Se ganhar essa eleição e, de quebra, amarrar alianças consideradas impossíveis no atual clima de polarização radical, o premiê ficará fortalecido para fazer o que bem entender. Ou não: a antecessora, Theresa May, tentou essa artimanha, viu a maioria do seu partido encolher e saiu em situação pior ainda. Se perder, ou vencer por margem mínima, tudo continuará como está — enrolado e sem solução.
Os problemas não acabam aí — há mais coisas entre o céu, a terra, o Reino Unido e a União Europeia do que sonha a filosofia política ortodoxa.
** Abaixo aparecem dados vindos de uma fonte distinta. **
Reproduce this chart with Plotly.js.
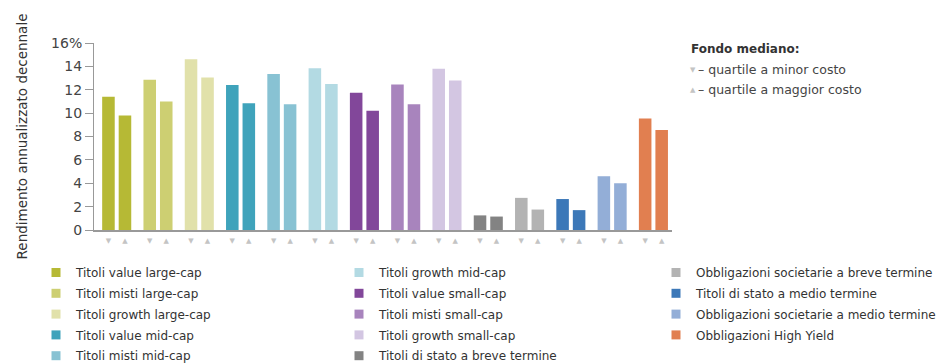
<!DOCTYPE html>
<html>
<head>
<meta charset="utf-8">
<script src="https://cdn.plot.ly/plotly-3.0.1.min.js"></script>
<style>html,body{margin:0;padding:0;background:#fff;}#chart{width:944px;height:364px;}</style>
</head>
<body>
<div id="chart"></div>
<script>
// ---- data ----
const categories = [
  "Titoli value large-cap",
  "Titoli misti large-cap",
  "Titoli growth large-cap",
  "Titoli value mid-cap",
  "Titoli misti mid-cap",
  "Titoli growth mid-cap",
  "Titoli value small-cap",
  "Titoli misti small-cap",
  "Titoli growth small-cap",
  "Titoli di stato a breve termine",
  "Obbligazioni societarie a breve termine",
  "Titoli di stato a medio termine",
  "Obbligazioni societarie a medio termine",
  "Obbligazioni High Yield"
];
const lowCostQuartile  = [11.4, 12.85, 14.6, 12.4, 13.35, 13.85, 11.75, 12.45, 13.8, 1.25, 2.75, 2.65, 4.6, 9.55];
const highCostQuartile = [9.8, 11.0, 13.05, 10.85, 10.75, 12.5, 10.2, 10.75, 12.8, 1.15, 1.75, 1.7, 4.0, 8.55];
const colors = [
  "#b6b935", "#cdcf72", "#e1e1aa", "#3fa3bb", "#88c2d3", "#b3dae3",
  "#82479a", "#a884bd", "#d3c6e2", "#838383", "#b3b3b3", "#3c78b8",
  "#93aed7", "#e17f50"
];
const legendColumn = [0, 0, 0, 0, 0, 1, 1, 1, 1, 1, 2, 2, 2, 2];
const yTickVals = [0, 2, 4, 6, 8, 10, 12, 14, 16];
const yTickText = ["0", "2", "4", "6", "8", "10", "12", "14", "16%"];
const yTitle = "Rendimento annualizzato decennale";
const noteTitle = "Fondo mediano:";
const noteSymbols = ["\u25BC", "\u25B2"];
const noteLabels = ["\u2013 quartile a minor costo", "\u2013 quartile a maggior costo"];
const groupMarker = "\u25BC\u00a0\u00a0\u00a0\u00a0\u00a0\u25B2";

// ---- layout geometry ----
const W = 944, H = 364;
const mL = 94, mR = 272, mT = 43, mB = 134;
const pw = W - mL - mR, ph = H - mT - mB;
const px = x => (x - mL) / pw;
const py = y => (H - mB - y) / ph;
const FONT = "DejaVu Sans, Verdana, sans-serif";

const traces = [
  {type: "bar", x: categories, y: lowCostQuartile, marker: {color: colors}, showlegend: false, hoverinfo: "skip"},
  {type: "bar", x: categories, y: highCostQuartile, marker: {color: colors}, showlegend: false, hoverinfo: "skip"}
];
const legendNames = ["legend", "legend2", "legend3"];
categories.forEach((c, i) => {
  traces.push({
    type: "scatter", mode: "markers", x: [null], y: [null], name: c,
    legend: legendNames[legendColumn[i]], legendgroup: "g" + i,
    marker: {symbol: "square", size: 9, color: colors[i]},
    hoverinfo: "skip"
  });
});

const annotations = [
  {text: noteTitle, x: px(689), y: py(49), xref: "paper", yref: "paper", xanchor: "left", yanchor: "middle",
   showarrow: false, font: {family: FONT, size: 12, color: "#333", weight: 600}}
];
noteLabels.forEach((t, i) => {
  annotations.push({text: noteSymbols[i], x: px(688), y: py(70 + 20 * i), xref: "paper", yref: "paper",
    xanchor: "left", yanchor: "middle", showarrow: false,
    font: {family: "DejaVu Sans", size: 7, color: "#c4c4c4"}});
  annotations.push({text: t, x: px(696), y: py(69 + 20 * i), xref: "paper", yref: "paper",
    xanchor: "left", yanchor: "middle", showarrow: false,
    font: {family: FONT, size: 12.5, color: "#444"}});
});

const legendBase = {
  orientation: "v", xanchor: "left", yanchor: "top", y: py(258),
  tracegroupgap: 1.8, traceorder: "grouped", itemclick: false,
  font: {family: FONT, size: 12, color: "#333"}, bgcolor: "rgba(0,0,0,0)"
};

const layout = {
  width: W, height: H,
  margin: {l: mL, r: mR, t: mT, b: mB, pad: 0, autoexpand: false},
  paper_bgcolor: "#fff", plot_bgcolor: "#fff",
  barmode: "group", bargap: 0.2, bargroupgap: 0.24,
  showlegend: true,
  legend: Object.assign({}, legendBase, {x: px(36)}),
  legend2: Object.assign({}, legendBase, {x: px(339)}),
  legend3: Object.assign({}, legendBase, {x: px(656)}),
  xaxis: {
    type: "category", range: [-0.55, 13.45],
    tickmode: "array", tickvals: categories, ticktext: categories.map(() => groupMarker),
    tickfont: {family: "DejaVu Sans", size: 7, color: "#c4c4c4"},
    ticks: "", ticklabelstandoff: 3, showgrid: false, zeroline: false,
    showline: true, linecolor: "#999", linewidth: 2
  },
  yaxis: {
    range: [0, 16], tickmode: "array", tickvals: yTickVals, ticktext: yTickText,
    ticks: "outside", ticklen: 8, tickcolor: "#999", tickwidth: 1,
    showline: true, linecolor: "#999", linewidth: 1,
    showgrid: false, zeroline: false,
    tickfont: {family: FONT, size: 14, color: "#444"},
    title: {text: yTitle, font: {family: FONT, size: 13.5, color: "#333"}, standoff: 20}
  },
  annotations: annotations
};

Plotly.newPlot("chart", traces, layout, {displayModeBar: false, staticPlot: true});
</script>
</body>
</html>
A UE pode não aceitar a extensão, ou reduzi-la a poucas semanas, enquanto se prepara para um inexorável Brexit sem acordo. A Comissão Europeia, órgão executivo do bloco, anunciou que pretende tirar 780 milhões de euros da verba que reserva para a ocorrência de desastres naturais e usar os recursos para amenizar o baque financeiro que um divórcio litigioso com o Reino Unido certamente vai provocar. Também a equipe de Boris trabalha para conter os danos do Brexit sem acordo. Os dois lados tiveram bastante tempo para se preparar: o prazo inicial do Brexit era 29 de março e, desde então, a ameaça de os conservadores “duros” chutarem a porta sempre esteve presente. Fora do Parlamento, as ruas pegam fogo, com seguidas manifestações no país todo contra e a favor de Boris e do Brexit. No fim de semana após o anúncio da suspensão da sessão parlamentar, ocorreram mais de 100 em Londres e outras grandes cidades. Enquanto isso, os ponteiros do Big Ben continuam avançando.